### Excerpted records
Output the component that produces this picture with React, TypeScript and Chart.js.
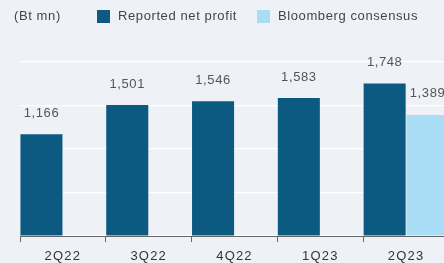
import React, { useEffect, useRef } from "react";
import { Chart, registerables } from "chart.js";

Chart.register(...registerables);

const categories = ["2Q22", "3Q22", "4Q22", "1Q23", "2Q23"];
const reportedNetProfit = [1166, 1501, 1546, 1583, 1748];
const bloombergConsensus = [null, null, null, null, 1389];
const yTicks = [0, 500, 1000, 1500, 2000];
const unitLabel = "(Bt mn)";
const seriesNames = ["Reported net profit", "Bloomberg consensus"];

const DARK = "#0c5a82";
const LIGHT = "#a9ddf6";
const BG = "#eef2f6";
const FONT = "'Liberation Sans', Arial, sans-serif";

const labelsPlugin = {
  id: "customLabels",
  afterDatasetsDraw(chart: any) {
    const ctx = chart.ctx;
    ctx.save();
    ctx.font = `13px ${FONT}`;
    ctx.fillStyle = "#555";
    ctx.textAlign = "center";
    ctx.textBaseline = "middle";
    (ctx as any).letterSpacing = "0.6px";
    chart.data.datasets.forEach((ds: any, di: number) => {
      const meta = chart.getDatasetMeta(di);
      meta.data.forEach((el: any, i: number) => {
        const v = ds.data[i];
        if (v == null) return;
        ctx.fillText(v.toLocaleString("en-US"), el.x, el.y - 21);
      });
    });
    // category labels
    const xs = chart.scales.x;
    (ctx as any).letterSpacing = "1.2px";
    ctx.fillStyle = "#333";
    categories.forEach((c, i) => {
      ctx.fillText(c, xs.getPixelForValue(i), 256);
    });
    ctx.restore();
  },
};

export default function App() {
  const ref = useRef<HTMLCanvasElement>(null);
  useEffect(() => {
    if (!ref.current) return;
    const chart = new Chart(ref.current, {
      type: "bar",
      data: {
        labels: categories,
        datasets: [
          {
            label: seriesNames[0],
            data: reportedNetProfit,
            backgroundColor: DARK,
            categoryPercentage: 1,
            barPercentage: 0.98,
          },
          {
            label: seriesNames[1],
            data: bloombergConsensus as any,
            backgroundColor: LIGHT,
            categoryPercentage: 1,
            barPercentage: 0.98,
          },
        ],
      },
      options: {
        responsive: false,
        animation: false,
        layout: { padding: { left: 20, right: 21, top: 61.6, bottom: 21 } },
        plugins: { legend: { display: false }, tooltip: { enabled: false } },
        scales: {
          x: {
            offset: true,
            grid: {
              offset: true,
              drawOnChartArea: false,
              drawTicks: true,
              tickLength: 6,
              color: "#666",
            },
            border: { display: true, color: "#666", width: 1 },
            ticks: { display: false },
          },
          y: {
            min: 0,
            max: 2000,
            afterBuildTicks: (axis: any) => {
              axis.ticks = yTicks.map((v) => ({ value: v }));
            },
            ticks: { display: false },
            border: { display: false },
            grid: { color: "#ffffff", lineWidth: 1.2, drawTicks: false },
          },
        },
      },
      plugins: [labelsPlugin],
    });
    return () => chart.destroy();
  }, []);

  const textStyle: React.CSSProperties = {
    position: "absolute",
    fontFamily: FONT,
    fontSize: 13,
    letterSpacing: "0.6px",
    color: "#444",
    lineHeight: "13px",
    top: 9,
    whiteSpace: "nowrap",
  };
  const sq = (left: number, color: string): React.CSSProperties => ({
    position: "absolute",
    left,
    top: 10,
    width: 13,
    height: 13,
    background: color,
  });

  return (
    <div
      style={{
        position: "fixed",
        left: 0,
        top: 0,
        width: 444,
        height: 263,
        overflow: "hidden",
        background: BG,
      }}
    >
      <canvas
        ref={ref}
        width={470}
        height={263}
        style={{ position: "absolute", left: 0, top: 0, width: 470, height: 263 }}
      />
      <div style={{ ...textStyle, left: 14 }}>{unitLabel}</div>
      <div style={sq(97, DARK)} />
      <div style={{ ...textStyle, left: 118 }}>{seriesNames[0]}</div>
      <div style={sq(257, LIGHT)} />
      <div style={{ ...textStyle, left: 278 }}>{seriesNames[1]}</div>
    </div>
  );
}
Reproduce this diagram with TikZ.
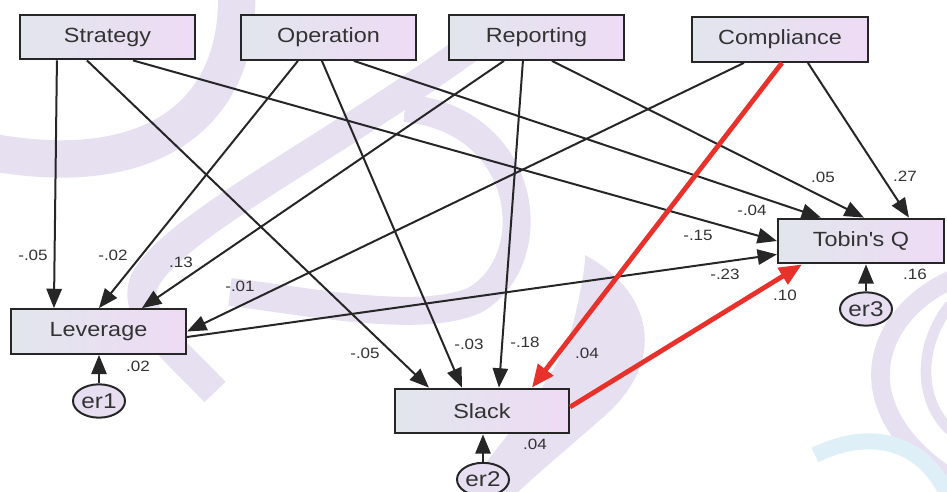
######
◆ Goal: Select all lines in the listing that include the word "React".

◆ Answer below:
Output the component that produces this picture with React, TypeScript and Chart.js.
import React, { useEffect, useRef } from "react";
  const textStyle: React.CSSProperties = {
  const sq = (left: number, color: string): React.CSSProperties => ({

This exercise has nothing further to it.